On two occasions, from 28 August to 21 October 1955 and from 2 May to 30 June 1956, temporary duty with the Mine Warfare Evaluation Detachment, Key West, Florida, interrupted her routine along the New England coast. During those two periods, she assisted other ships assigned to the detachment in experiments in mine planting, testing, recovery, and in overall mine warfare tactics development. After each of these tours, she resumed normal operations out of Melville and Boston.
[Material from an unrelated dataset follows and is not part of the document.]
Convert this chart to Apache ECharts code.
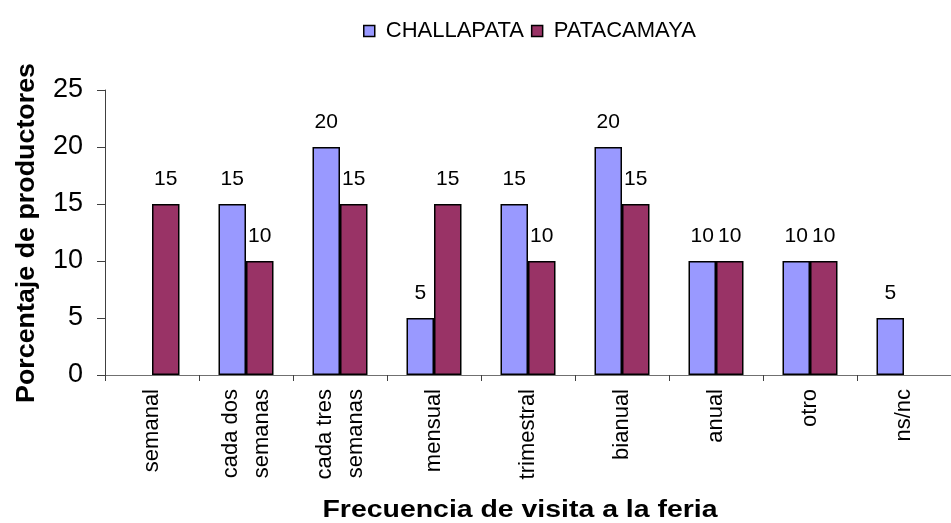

=== Final decommissioning ===
On 16 November 1959, Tonawanda departed Boston and headed for Bayonne, New Jersey, to prepare once more for inactivation. On 18 December 1959, Tonawanda was decommissioned at Bayonne and assigned to the New York Group, Atlantic Reserve Fleet.

She remained there until 25 May 1960 when she was leased to the government of Haiti under the terms of the Military Assistance Program. As of late 1979, she was still serving the Haitian government as Jean-Jacques Dessalines (MH-10) when she was disposed of by sale to Haiti by the United States. Her current fate is unknown.